Son travail est reconnu très rapidement, une chance inouïe dans ce métier pourtant ingrat où faire ses lettres de noblesse est souvent un parcours du combattant. Jean-Luc Couillaud, directeur et propriétaire de la Galerie 26 située place des Vosges à Paris, croit tout de suite en son talent et y expose les toiles de Laurence chaque année.
Notre-Dame, là où tout a recommencé
Dans les tableaux de Laurence, on retrouve l’inspiration des peintres de la lumière, courant de la fin du XIXe et du début du XXe siècle : un peu de Joaquín Sorolla, d’Anders Zorn ou encore de Krøyer… Et ici et là, des petits bouts de foi. Une foi fragmentée, tourmentée, dont les brisures se sont répandues en touches de lumière sur des toiles blanches. Éduquée dans la foi catholique, pratiquante, Laurence voit ses certitudes voler en éclats en même temps que son mariage. Cette épreuve la pousse à reconsidérer son rapport à Dieu, cernée de doutes et démunie. "Ça a été chaotique. Vivre le divorce dans l’Église aujourd’hui fait que l’on se sent très en marge. Même si la spiritualité était toujours présente, j’avais l’impression d’y être un peu extérieure", reconnaît-elle.

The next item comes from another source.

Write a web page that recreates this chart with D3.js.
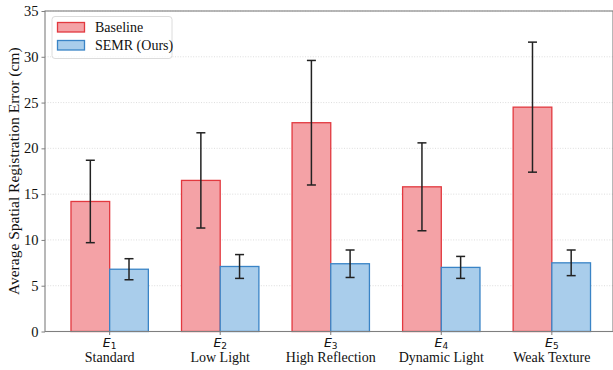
<!DOCTYPE html>
<html>
<head>
<meta charset="utf-8">
<script src="https://cdn.jsdelivr.net/npm/d3@7"></script>
<style>
  body { margin: 0; background: #fff; }
  svg { display: block; }
</style>
</head>
<body>
<svg width="613" height="370"></svg>
<script>
// data
const envIds = ["1", "2", "3", "4", "5"];
const envNames = ["Standard", "Low Light", "High Reflection", "Dynamic Light", "Weak Texture"];
const baseline = [14.2, 16.5, 22.8, 15.8, 24.5];
const baselineErr = [4.5, 5.2, 6.8, 4.8, 7.1];
const semr = [6.8, 7.1, 7.4, 7.0, 7.5];
const semrErr = [1.15, 1.3, 1.5, 1.2, 1.4];
const yTicks = [0, 5, 10, 15, 20, 25, 30, 35];

const svg = d3.select("svg");
const margin = {left: 45, right: 0, top: 11, bottom: 38.5};
const width = 613 - margin.left - margin.right,
    height = 370 - margin.top - margin.bottom;
const g = svg.append("g").attr("transform", `translate(${margin.left},${margin.top})`);

const serif = "'Liberation Serif', 'Times New Roman', serif";
const barW = 0.35;

// x is a linear scale in group units, like matplotlib
const x = d3.scaleLinear().domain([-0.585, 4.585]).range([0, width + 3.5]);
const y = d3.scaleLinear().domain([0, 35]).range([height, 0]);

// grid
g.append("g")
    .selectAll("line")
    .data(yTicks.slice(1))
    .join("line")
    .attr("x1", 0).attr("x2", width)
    .attr("y1", d => y(d)).attr("y2", d => y(d))
    .attr("stroke", "#d4d4d4")
    .attr("stroke-width", 0.8)
    .attr("stroke-dasharray", "1,1.6");

const series = [
    {name: "Baseline", vals: baseline, errs: baselineErr, off: -barW / 2, fill: "#f4a2a6", stroke: "#e2393f"},
    {name: "SEMR (Ours)", vals: semr, errs: semrErr, off: barW / 2, fill: "#a9cdeb", stroke: "#3a84c6"}
];

series.forEach(s => {
    g.append("g")
        .selectAll("rect")
        .data(s.vals)
        .join("rect")
        .attr("x", (d, i) => x(i + s.off - barW / 2))
        .attr("y", d => y(d))
        .attr("width", x(barW) - x(0))
        .attr("height", d => height - y(d))
        .attr("fill", s.fill)
        .attr("stroke", s.stroke)
        .attr("stroke-width", 1.3);
});

// error bars
series.forEach(s => {
    const eg = g.append("g").attr("stroke", "#222").attr("stroke-width", 1.5);
    s.vals.forEach((v, i) => {
        const cx = x(i + s.off);
        const lo = y(v - s.errs[i]), hi = y(v + s.errs[i]);
        eg.append("line").attr("x1", cx).attr("x2", cx).attr("y1", lo).attr("y2", hi);
        eg.append("line").attr("x1", cx - 4.5).attr("x2", cx + 4.5).attr("y1", lo).attr("y2", lo);
        eg.append("line").attr("x1", cx - 4.5).attr("x2", cx + 4.5).attr("y1", hi).attr("y2", hi);
    });
});

// spines
const spine = "#7f7f7f";
g.append("rect")
    .attr("x", 0).attr("y", 0)
    .attr("width", width).attr("height", height)
    .attr("fill", "none")
    .attr("stroke", spine)
    .attr("stroke-width", 1.1);

// y axis
const yAxis = g.append("g")
    .call(d3.axisLeft(y).tickValues(yTicks).tickSize(3.5).tickPadding(3));
yAxis.select(".domain").remove();
yAxis.selectAll("line").attr("stroke", spine);
yAxis.selectAll("text")
    .attr("fill", "#111")
    .style("font-family", serif)
    .style("font-size", "14.5px");

// x ticks
g.append("g")
    .selectAll("line")
    .data(envIds)
    .join("line")
    .attr("x1", (d, i) => x(i)).attr("x2", (d, i) => x(i))
    .attr("y1", height).attr("y2", height + 3.5)
    .attr("stroke", spine);

// E_i labels
const eLab = g.append("g")
    .selectAll("text")
    .data(envIds)
    .join("text")
    .attr("x", (d, i) => x(i))
    .attr("y", height + 15.5)
    .attr("text-anchor", "middle")
    .style("font-family", "'DejaVu Sans', sans-serif")
    .style("font-size", "12.5px")
    .attr("fill", "#111");
eLab.append("tspan").style("font-style", "italic").text("E");
eLab.append("tspan").attr("dy", 2).style("font-size", "9px").text(d => d);

g.append("g")
    .selectAll("text")
    .data(envNames)
    .join("text")
    .attr("x", (d, i) => x(i))
    .attr("y", height + 30.5)
    .attr("text-anchor", "middle")
    .style("font-family", serif)
    .style("font-size", "14px")
    .attr("fill", "#111")
    .text(d => d);

// y label
svg.append("text")
    .attr("transform", `translate(19,${margin.top + height / 2}) rotate(-90)`)
    .attr("text-anchor", "middle")
    .style("font-family", serif)
    .style("font-size", "15.5px")
    .attr("fill", "#111")
    .text("Average Spatial Registration Error (cm)");

// legend
const lg = g.append("g").attr("transform", "translate(7,5.5)");
lg.append("rect")
    .attr("width", 120).attr("height", 42)
    .attr("rx", 3)
    .attr("fill", "#fff").attr("fill-opacity", 0.8)
    .attr("stroke", "#dcdcdc");
series.forEach((s, i) => {
    lg.append("rect")
        .attr("x", 5.5).attr("y", 6 + i * 18)
        .attr("width", 27).attr("height", 9.5)
        .attr("fill", s.fill)
        .attr("stroke", s.stroke)
        .attr("stroke-width", 1.3);
    lg.append("text")
        .attr("x", 43).attr("y", 15.5 + i * 18)
        .style("font-family", serif)
        .style("font-size", "14px")
        .attr("fill", "#111")
        .text(s.name);
});
</script>
</body>
</html>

Et il y a eu Notre-Dame. La fin et le recommencement de tout. Pour la cathédrale bien sûr, mais aussi pour Laurence. L’artiste est autorisée par l’Établissement public chargé de la reconstruction à peindre les différents artisans ayant œuvré sur le chantier. Cette collection, intitulée “Les gardiens du geste”, est exposée au musée de la Légion d’honneur (Paris) du 11 décembre au 2 mars 2025. "Je crois que c’est la grâce de Notre-Dame. Il y a une forme de résurrection qui s’opère par le Beau, qui nous mène à la création divine et à Dieu, tout simplement. Tout est revenu naturellement en peignant ces artisans. La foi est de nouveau une nécessité pour moi. Je retourne à la messe, j’ai l’impression de revenir à la maison", confie-t-elle. Le livre Akedia : Le diable au désert d’Adrien Candiard, frère dominicain, l’inspire tout particulièrement. "J’ai compris que le désir de la foi était déjà la foi. J’ai appris qu’il n’y avait pas besoin d’avoir une conviction absolue pour croire. Notre-Dame, c’est une leçon d’humilité."